Omit every picture while repeating the entries exactly.

→ Entries from a dataset
--- start ---

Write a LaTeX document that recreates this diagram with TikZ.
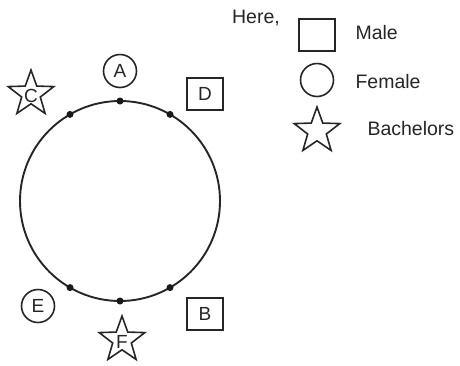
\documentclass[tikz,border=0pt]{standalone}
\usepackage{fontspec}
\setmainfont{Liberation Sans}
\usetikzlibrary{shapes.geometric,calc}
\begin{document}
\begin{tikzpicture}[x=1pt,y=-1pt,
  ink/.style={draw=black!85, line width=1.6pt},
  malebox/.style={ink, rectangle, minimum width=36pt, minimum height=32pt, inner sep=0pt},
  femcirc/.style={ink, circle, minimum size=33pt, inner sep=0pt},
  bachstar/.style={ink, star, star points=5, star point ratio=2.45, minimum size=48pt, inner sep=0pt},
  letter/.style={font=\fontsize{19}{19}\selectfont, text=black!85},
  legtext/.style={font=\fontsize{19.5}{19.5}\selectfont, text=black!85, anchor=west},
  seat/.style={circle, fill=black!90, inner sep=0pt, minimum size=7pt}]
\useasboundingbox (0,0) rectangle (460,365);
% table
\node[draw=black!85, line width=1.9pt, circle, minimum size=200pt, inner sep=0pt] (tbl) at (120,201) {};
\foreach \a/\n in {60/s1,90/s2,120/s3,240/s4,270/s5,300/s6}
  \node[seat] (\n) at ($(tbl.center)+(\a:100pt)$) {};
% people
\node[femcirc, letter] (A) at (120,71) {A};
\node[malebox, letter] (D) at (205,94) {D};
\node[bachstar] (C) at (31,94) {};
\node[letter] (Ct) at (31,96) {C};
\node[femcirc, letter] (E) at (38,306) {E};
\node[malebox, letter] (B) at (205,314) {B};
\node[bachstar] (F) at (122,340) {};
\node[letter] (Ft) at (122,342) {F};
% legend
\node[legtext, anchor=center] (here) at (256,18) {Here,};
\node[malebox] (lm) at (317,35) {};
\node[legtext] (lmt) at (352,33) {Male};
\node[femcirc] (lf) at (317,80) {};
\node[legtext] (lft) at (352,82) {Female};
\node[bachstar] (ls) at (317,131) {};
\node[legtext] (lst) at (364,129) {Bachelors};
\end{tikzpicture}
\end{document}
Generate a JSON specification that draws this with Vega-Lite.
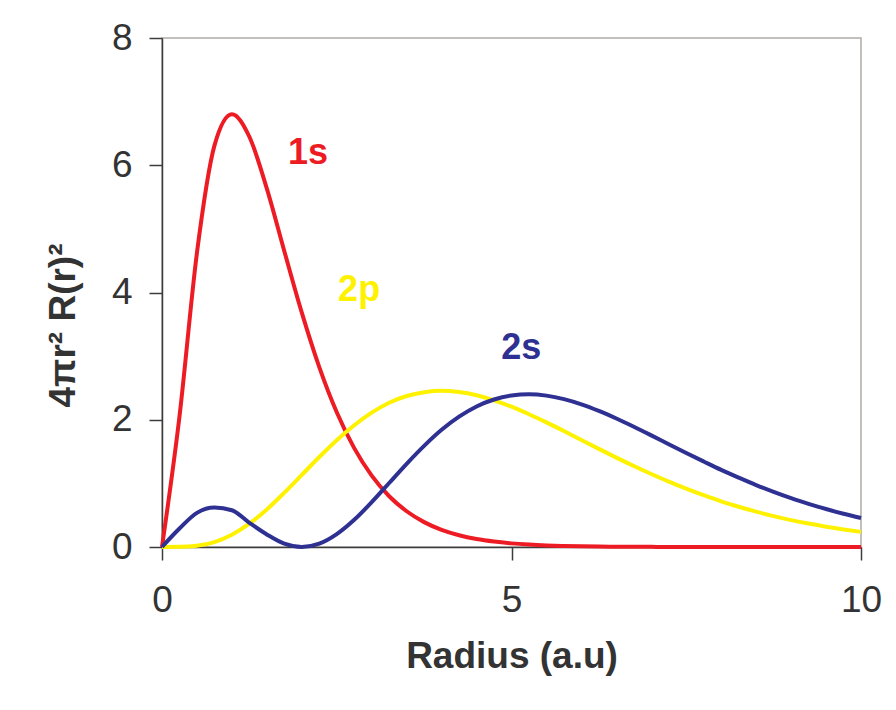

--- end ---

→ THE REPLY
Write a LaTeX document that recreates this diagram with TikZ.
\documentclass[tikz,border=0pt]{standalone}
\usepackage{fontspec}
\setmainfont{Liberation Sans}
\usetikzlibrary{shapes.geometric,calc}
\begin{document}
\begin{tikzpicture}[x=1pt,y=-1pt,
  ink/.style={draw=black!85, line width=1.6pt},
  malebox/.style={ink, rectangle, minimum width=36pt, minimum height=32pt, inner sep=0pt},
  femcirc/.style={ink, circle, minimum size=33pt, inner sep=0pt},
  bachstar/.style={ink, star, star points=5, star point ratio=2.45, minimum size=48pt, inner sep=0pt},
  letter/.style={font=\fontsize{19}{19}\selectfont, text=black!85},
  legtext/.style={font=\fontsize{19.5}{19.5}\selectfont, text=black!85, anchor=west},
  seat/.style={circle, fill=black!90, inner sep=0pt, minimum size=7pt}]
\useasboundingbox (0,0) rectangle (460,365);
% table
\node[draw=black!85, line width=1.9pt, circle, minimum size=200pt, inner sep=0pt] (tbl) at (120,201) {};
\foreach \a/\n in {60/s1,90/s2,120/s3,240/s4,270/s5,300/s6}
  \node[seat] (\n) at ($(tbl.center)+(\a:100pt)$) {};
% people
\node[femcirc, letter] (A) at (120,71) {A};
\node[malebox, letter] (D) at (205,94) {D};
\node[bachstar] (C) at (31,94) {};
\node[letter] (Ct) at (31,96) {C};
\node[femcirc, letter] (E) at (38,306) {E};
\node[malebox, letter] (B) at (205,314) {B};
\node[bachstar] (F) at (122,340) {};
\node[letter] (Ft) at (122,342) {F};
% legend
\node[legtext, anchor=center] (here) at (256,18) {Here,};
\node[malebox] (lm) at (317,35) {};
\node[legtext] (lmt) at (352,33) {Male};
\node[femcirc] (lf) at (317,80) {};
\node[legtext] (lft) at (352,82) {Female};
\node[bachstar] (ls) at (317,131) {};
\node[legtext] (lst) at (364,129) {Bachelors};
\end{tikzpicture}
\end{document}
Generate a JSON specification that draws this with Vega-Lite.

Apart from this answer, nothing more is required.